= STATED TASK =
Skip all pictures. Write out the data below from its first line through the line that contains "const yName = 'Potencia (mW)';".

= INFORMATION SHOWN =
+ + + +

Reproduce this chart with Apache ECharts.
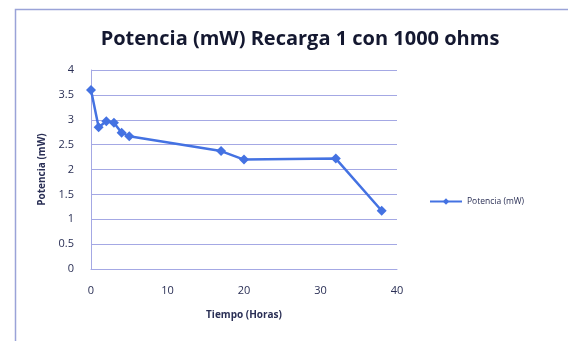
<!DOCTYPE html>
<html><head><meta charset="utf-8">
<script src="https://cdn.jsdelivr.net/npm/echarts@6/dist/echarts.min.js"></script>
<style>html,body{margin:0;padding:0;background:#fff}#c{width:568px;height:341px}</style>
</head><body><div id="c"></div>
<script>
const hours = [0, 1, 2, 3, 4, 5, 17, 20, 32, 38];
const power = [3.6, 2.85, 2.97, 2.94, 2.74, 2.67, 2.37, 2.2, 2.22, 1.17];
const seriesName = 'Potencia (mW)';
const titleText = 'Potencia (mW) Recarga 1 con 1000 ohms';
const xName = 'Tiempo (Horas)';
const yName = 'Potencia (mW)';

const chart = echarts.init(document.getElementById('c'));
const blue = '#4472e2';
const grid = '#a4a8e4';
const font = '"Open Sans", "DejaVu Sans", sans-serif';
chart.setOption({
  animation: false,
  graphic: [{
    type: 'rect', left: 13, top: 7, shape: {width: 570, height: 345},
    style: {fill: 'none', stroke: '#9aa3d8', lineWidth: 1.5}
  }],
  title: {
    text: titleText, left: 295, top: 24, textAlign: 'center',
    textStyle: {fontFamily: font, fontSize: 20, fontWeight: 'bold', color: '#141830'}
  },
  legend: {
    data: [seriesName], left: 424, top: 192, itemWidth: 32, itemHeight: 8, itemGap: 2,
    textStyle: {fontFamily: font, fontSize: 8.5, color: '#2a2f55'}
  },
  grid: {left: 91, right: 171, top: 70, bottom: 72},
  xAxis: {
    type: 'value', min: 0, max: 40, interval: 10,
    name: xName, nameLocation: 'middle', nameGap: 41,
    nameTextStyle: {fontFamily: font, fontSize: 10, fontWeight: 'bold', color: '#2a2f55'},
    axisLine: {lineStyle: {color: grid}}, axisTick: {show: false},
    axisLabel: {fontFamily: font, fontSize: 11, color: '#2a2f55', margin: 16},
    splitLine: {show: false}
  },
  yAxis: {
    type: 'value', min: 0, max: 4, interval: 0.5,
    name: yName, nameLocation: 'middle', nameGap: 35,
    nameTextStyle: {fontFamily: font, fontSize: 10, fontWeight: 'bold', color: '#2a2f55'},
    axisLine: {show: true, lineStyle: {color: grid}}, axisTick: {show: false},
    axisLabel: {fontFamily: font, fontSize: 11, color: '#2a2f55', margin: 17},
    splitLine: {lineStyle: {color: grid, width: 1}}
  },
  series: [{
    name: seriesName, type: 'line', data: hours.map((h, i) => [h, power[i]]),
    symbol: 'diamond', symbolSize: 10, showAllSymbol: true,
    lineStyle: {color: blue, width: 2.5}, itemStyle: {color: blue}
  }]
});
</script></body></html>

+ + + +

= FINAL RESULT =
Reproduce this chart with Apache ECharts.
<!DOCTYPE html>
<html><head><meta charset="utf-8">
<script src="https://cdn.jsdelivr.net/npm/echarts@6/dist/echarts.min.js"></script>
<style>html,body{margin:0;padding:0;background:#fff}#c{width:568px;height:341px}</style>
</head><body><div id="c"></div>
<script>
const hours = [0, 1, 2, 3, 4, 5, 17, 20, 32, 38];
const power = [3.6, 2.85, 2.97, 2.94, 2.74, 2.67, 2.37, 2.2, 2.22, 1.17];
const seriesName = 'Potencia (mW)';
const titleText = 'Potencia (mW) Recarga 1 con 1000 ohms';
const xName = 'Tiempo (Horas)';
const yName = 'Potencia (mW)';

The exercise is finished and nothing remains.